At Café Byzantium, the first question I posed was the usual boring and unimaginative question that hacks ask of those whose work they know little about: “What does winning the Nobel mean to you?”
“I’m getting more pussy,” came his answer. I thought it so great I grabbed his hand and kissed it. (The one-sentence interview appeared in a Greek newspaper with glowing letters to the editor following.) We then proceeded to drink ouzo and chat up the girls.

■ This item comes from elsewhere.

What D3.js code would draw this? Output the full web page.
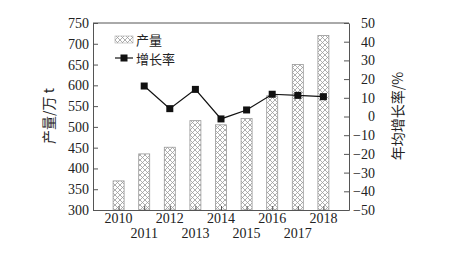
<!DOCTYPE html>
<html>
<head>
<meta charset="utf-8">
<script src="https://cdn.jsdelivr.net/npm/d3@7"></script>
<style>
body { margin: 0; background: #fff; }
svg text { font-family: "Liberation Serif", "Times New Roman", serif; fill: #222; }
.cjk { font-family: "Noto Sans CJK SC", sans-serif; }
</style>
</head>
<body>
<script>
var years = [2010, 2011, 2012, 2013, 2014, 2015, 2016, 2017, 2018];
var output = [370, 435, 451, 515, 505, 520, 575, 650, 720];
var growthYears = [2011, 2012, 2013, 2014, 2015, 2016, 2017, 2018];
var growth = [16.3, 4.2, 14.5, -1.3, 3.5, 11.9, 11.3, 10.6];
var leftTicks = [300, 350, 400, 450, 500, 550, 600, 650, 700, 750];
var rightTicks = [-50, -40, -30, -20, -10, 0, 10, 20, 30, 40, 50];

var W = 450, H = 259,
	L = 93, R = 349, T = 23, B = 210;

var svg = d3.select('body').append('svg').attr('width', W).attr('height', H);

var defs = svg.append('defs');
var pat = defs.append('pattern').attr('id', 'hatch').attr('patternUnits', 'userSpaceOnUse')
	.attr('width', 5).attr('height', 5);
pat.append('rect').attr('width', 5).attr('height', 5).attr('fill', '#fff');
pat.append('path').attr('d', 'M0,0L5,5M5,0L0,5').attr('stroke', '#9a9a9a').attr('stroke-width', 0.8);

var x = d3.scaleLinear().domain([2009, 2019]).range([L, R]);
var y = d3.scaleLinear().domain([300, 750]).range([B, T]);
var y2 = d3.scaleLinear().domain([-50, 50]).range([B, T]);

// bars
var bw = 11;
svg.append('g').selectAll('rect').data(years).enter().append('rect')
	.attr('x', function(d) { return x(d) - bw / 2; })
	.attr('y', function(d, i) { return y(output[i]); })
	.attr('width', bw)
	.attr('height', function(d, i) { return B - y(output[i]); })
	.attr('fill', 'url(#hatch)')
	.attr('stroke', '#999').attr('stroke-width', 0.8);

// frame top
svg.append('line').attr('x1', L).attr('x2', R).attr('y1', T).attr('y2', T).attr('stroke', '#555');

// axes
var gl = svg.append('g').attr('transform', 'translate(' + L + ',0)')
	.call(d3.axisLeft(y).tickValues(leftTicks).tickSizeInner(-5).tickSizeOuter(0).tickPadding(4));
var gr = svg.append('g').attr('transform', 'translate(' + R + ',0)')
	.call(d3.axisRight(y2).tickValues(rightTicks).tickSizeInner(-5).tickSizeOuter(0).tickPadding(0).tickFormat(function(d) { return d < 0 ? '\u2212' + (-d) : d; }));
var gb = svg.append('g').attr('transform', 'translate(0,' + B + ')')
	.call(d3.axisBottom(x).tickValues(years).tickSizeInner(-4).tickSizeOuter(0).tickFormat(''));

[gl, gr, gb].forEach(function(g) {
	g.select('.domain').attr('stroke', '#555');
	g.selectAll('.tick line').attr('stroke', '#555');
	g.selectAll('text').attr('font-size', 14).attr('fill', '#222')
		.style('font-family', '"Liberation Serif", serif');
});
gr.selectAll('text').attr('text-anchor', 'end').attr('x', 26);

// x labels in two rows
svg.append('g').selectAll('text').data(years).enter().append('text')
	.attr('x', function(d) { return x(d); })
	.attr('y', function(d) { return d % 2 === 0 ? 223 : 238; })
	.attr('text-anchor', 'middle').attr('font-size', 14)
	.text(function(d) { return d; });

// growth line
var line = d3.line().x(function(d) { return x(d); }).y(function(d, i) { return y2(growth[i]); });
svg.append('path').datum(growthYears).attr('d', line)
	.attr('fill', 'none').attr('stroke', '#111').attr('stroke-width', 1.2);
svg.append('g').selectAll('rect').data(growthYears).enter().append('rect')
	.attr('x', function(d) { return x(d) - 3.5; })
	.attr('y', function(d, i) { return y2(growth[i]) - 3.5; })
	.attr('width', 7).attr('height', 7).attr('fill', '#111');

// legend
var lg = svg.append('g');
lg.append('rect').attr('x', 115).attr('y', 36).attr('width', 18).attr('height', 7)
	.attr('fill', 'url(#hatch)').attr('stroke', '#aaa').attr('stroke-width', 0.6);
lg.append('text').attr('class', 'cjk').attr('x', 136).attr('y', 44.5).attr('font-size', 13).text('产量');
lg.append('line').attr('x1', 115).attr('x2', 133).attr('y1', 58).attr('y2', 58).attr('stroke', '#111').attr('stroke-width', 1.2);
lg.append('rect').attr('x', 120.5).attr('y', 54.5).attr('width', 7).attr('height', 7).attr('fill', '#111');
lg.append('text').attr('class', 'cjk').attr('x', 136).attr('y', 63.5).attr('font-size', 13).text('增长率');

// axis titles
svg.append('text').attr('class', 'cjk').attr('font-size', 14).attr('text-anchor', 'middle')
	.attr('transform', 'translate(54,116) rotate(-90)').text('产量/万 t');
svg.append('text').attr('class', 'cjk').attr('font-size', 14).attr('text-anchor', 'middle')
	.attr('transform', 'translate(403,116) rotate(-90)').text('年均增长率/%');
</script>
</body>
</html>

But back to Paddy and his circle of friends. The leading players were the painter Niko Ghika, George Seferis (the “Colossus of Maroussi,” as Henry Miller immortalized him), George Katsimbalis, and our hero Paddy. I only met Ghika and Paddy once—in 1978 or ’79—under unfortunate circumstances. Ghika is Jacob Rothschild’s father-in-law, and his paintings throughout his life have been fresh and clean and pure and naked of all pretense. I was lying at anchor in Corfu on Gianni Agnelli’s boat when my host asked me to go up at the Rothschild villa and ask them down to lunch. Back then it was the only way to communicate, unless the Rothschilds understood Morse code.

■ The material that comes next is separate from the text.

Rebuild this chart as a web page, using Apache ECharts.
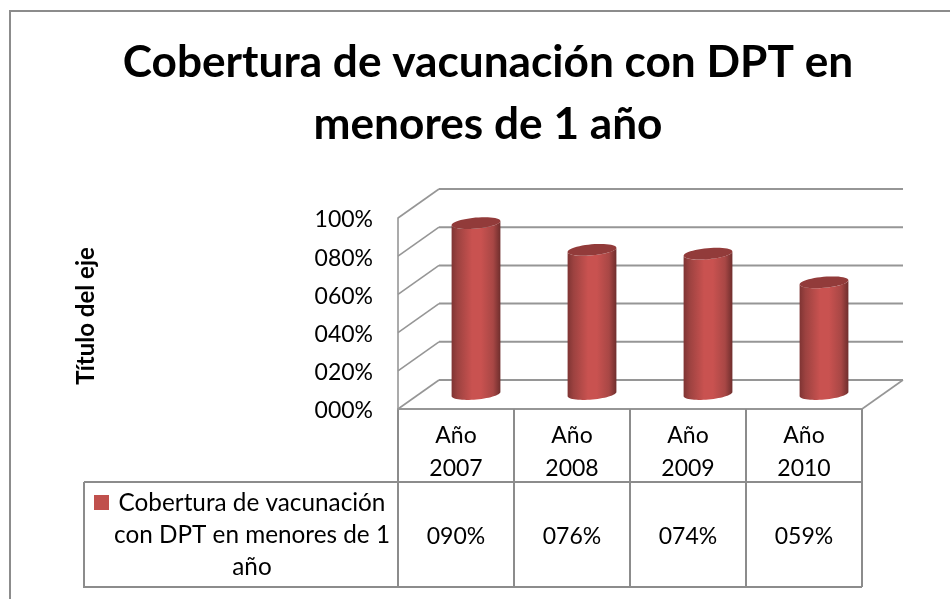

I went and ran into a strict nanny-like woman sunning herself on the terrace, asked her if Jacob Rothschild was there and was told he was out, so I left a message that the Agnellis were expecting them for lunch in the bay below. The nanny was not best pleased. In fact she was downright rude, but I don’t do rude from foreigners in my own country, so perhaps I was a tiny bit rude also. (“Listen you old hag, just give them the bloody message.”) Then the Ghikas and the Rothschilds arrived, me never having met any of them before. And they looked rather peeved. The nanny turned out to be Dame Peggy Ashcroft, who had stayed behind.
The atmosphere did not improve after Agnelli asked me to do the introductions—a strange request, as I had not met Paddy or Ghika before. I got them right, of course, but then introduced Jacob’s wife as his mother and his mother as his wife. Had it not been for Paddy’s brilliance (he recited poems and sang and told nonstop stories), the lunch would have been a disaster. Afterwards the Rothschild woman went to the Spectator’s editor, called me scum, and asked that he fire me. She did not get her wish, as well she should not have, because it was a totally honest mistake on my part. Both women were rather plain, and I didn’t know them from Adam, so there.

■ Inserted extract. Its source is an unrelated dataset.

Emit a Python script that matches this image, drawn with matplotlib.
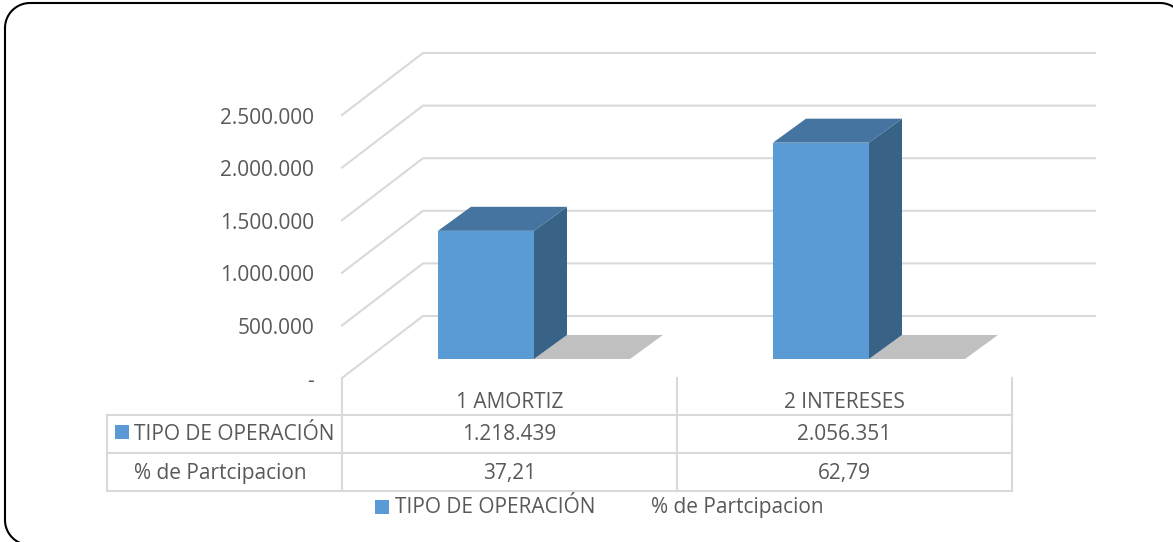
# -*- coding: utf-8 -*-
# Fake 3D clustered column chart with data table underneath (Excel style)
import numpy as np
import matplotlib
matplotlib.use('Agg')
import matplotlib.pyplot as plt
from matplotlib.patches import Polygon

categories = ['1 AMORTIZ', '2 INTERESES']
series_names = ['TIPO DE OPERACIÓN', '% de Partcipacion']
operacion = [1218439, 2056351]
participacion = [37.21, 62.79]
operacion_labels = ['1.218.439', '2.056.351']
participacion_labels = ['37,21', '62,79']
y_ticks = [0, 500000, 1000000, 1500000, 2000000, 2500000]
y_tick_labels = ['-', '500.000', '1.000.000', '1.500.000', '2.000.000', '2.500.000']

plt.rcParams['font.family'] = ['Open Sans', 'DejaVu Sans']
TXT = '#595959'
GRID = '#d9d9d9'
FS = 15.0
W, H = 1173, 542

# pixel scales of the front plane
px_cat = 335.0   # pixels per category
px_val = 105.2 / 1e6   # pixels per unit of value
x0_px, y0_px = 342.0, 378.0
wall_dx, wall_dy = 81.0 / px_cat, 62.0 / px_val   # wall depth
base_dx, base_dy = 24.5 / px_cat, 19.0 / px_val   # where the bars stand on the floor
bar_dx, bar_dy = 33.0 / px_cat, 24.0 / px_val     # depth of one bar
bar_w = 96.0 / px_cat

fig = plt.figure(figsize=(W / 100, H / 100), dpi=100)
ax = fig.add_axes([0, 0, 1, 1])
ax.set_xlim(-x0_px / px_cat, (W - x0_px) / px_cat)
ax.set_ylim(-(H - y0_px) / px_val, y0_px / px_val)
ax.axis('off')

# overlay in pixels for frame, table and text
ov = fig.add_axes([0, 0, 1, 1])
ov.set_xlim(0, W)
ov.set_ylim(H, 0)
ov.axis('off')
ov.patch.set_alpha(0)

# walls
wall_end = 2 + 2.0 / px_cat
for t in y_ticks:
    ax.plot([0, wall_dx, wall_end + wall_dx], [t, t + wall_dy, t + wall_dy],
            color=GRID, lw=1.5, solid_joinstyle='miter', zorder=1)


def draw_bar(x, val, front, top, side):
    xl = x + base_dx
    xr = xl + bar_w
    y0 = base_dy
    y1 = base_dy + val
    ax.add_patch(Polygon([(xr, y0), (xr + bar_dx, y0 + bar_dy), (xr + bar_dx, y1 + bar_dy), (xr, y1)],
                         closed=True, fc=side, ec='none', zorder=3))
    ax.add_patch(Polygon([(xl, y1), (xr, y1), (xr + bar_dx, y1 + bar_dy), (xl + bar_dx, y1 + bar_dy)],
                         closed=True, fc=top, ec='none', zorder=3))
    ax.add_patch(Polygon([(xl, y0), (xr, y0), (xr, y1), (xl, y1)],
                         closed=True, fc=front, ec='none', zorder=4))


# cluster of two series centred in each category
for i in range(len(categories)):
    c = i + 0.5
    draw_bar(c, participacion[i], '#a5a5a5', '#c0c0c0', '#7f7f7f')
    draw_bar(c - bar_w, operacion[i], '#5b9bd5', '#44749f', '#386387')

# value axis labels, baseline sits under the tick
for t, lab in zip(y_ticks, y_tick_labels):
    ax.text(-28.0 / px_cat, t - 8.5 / px_val, lab, ha='right', va='baseline', fontsize=FS, color=TXT)

# data table
for x in [342, 677, 1012]:
    ov.plot([x, x], [378, 491], color=GRID, lw=1.5)
ov.plot([107, 107], [415, 491], color=GRID, lw=1.5)
for y in [415, 453, 491]:
    ov.plot([107, 1012], [y, y], color=GRID, lw=1.5)

for i in range(2):
    cx = 342 + px_cat * (i + 0.5)
    ov.text(cx, 408, categories[i], ha='center', va='baseline', fontsize=FS, color=TXT)
    ov.text(cx, 440, operacion_labels[i], ha='center', va='baseline', fontsize=FS, color=TXT)
    ov.text(cx, 479, participacion_labels[i], ha='center', va='baseline', fontsize=FS, color=TXT)

ov.add_patch(plt.Rectangle((115, 425), 14, 14, fc='#5b9bd5', ec='none'))
ov.text(134, 440, series_names[0], ha='left', va='baseline', fontsize=FS, color=TXT)
ov.text(134, 479, series_names[1], ha='left', va='baseline', fontsize=FS, color=TXT)

# legend
ov.add_patch(plt.Rectangle((375, 500), 14, 14, fc='#5b9bd5', ec='none'))
ov.text(395, 513, series_names[0], ha='left', va='baseline', fontsize=FS, color=TXT)
ov.text(651, 513, series_names[1], ha='left', va='baseline', fontsize=FS, color=TXT)

# rounded frame, runs off the picture on the right and at the bottom
r = 25
xl, xr, yt, yb = 5, 1185, 3, 545
a = np.linspace(0, np.pi / 2, 20)
top_x = np.r_[xl + r - r * np.cos(a), xr - r + r * np.sin(a)]
top_y = np.r_[yt + r - r * np.sin(a), yt + r - r * np.cos(a)]
ov.plot(top_x, top_y, color='black', lw=1.5)
ov.plot(xl + r - r * np.cos(a), yb - r + r * np.sin(a), color='black', lw=1.5)
ov.plot([xl, xl], [yt + r, yb - r], color='black', lw=1.5)

fig.savefig('out.png', dpi=100)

I started this column with the intention of explaining Paddy’s Greece and why he loved my country so. I got sidestepped with trivia, although Nat Rothschild still laughs at my Corfu story. As publisher John Murray wrote on the dust jacket, “No one wore their learning so playfully,” which in today’s ghastly world of untalented people who hold themselves in high esteem is such a welcome relief from the pompous and self-important. Greece is olive groves and hills covered in pine and myrtle, thorns and cypress trees standing at attention before gray-green mountains that turn yellowish as the sun sets. Henry Miller waxed lyrically on the Greek light. He maintained that the Greek “lived amidst brutal clarities which tormented and maddened the spirit…urging him to war.”
No longer. The EU suits have turned the Greek into an effete, cowardly nonentity who plays along. Achilles is now Antonis, as in Samaras, the prime minister who has sold out the country. While 400 years of Turkish occupation did not snuff out the flame of Greek passion, the Brussels scum have. Goodbye Hellas, hello Belgium.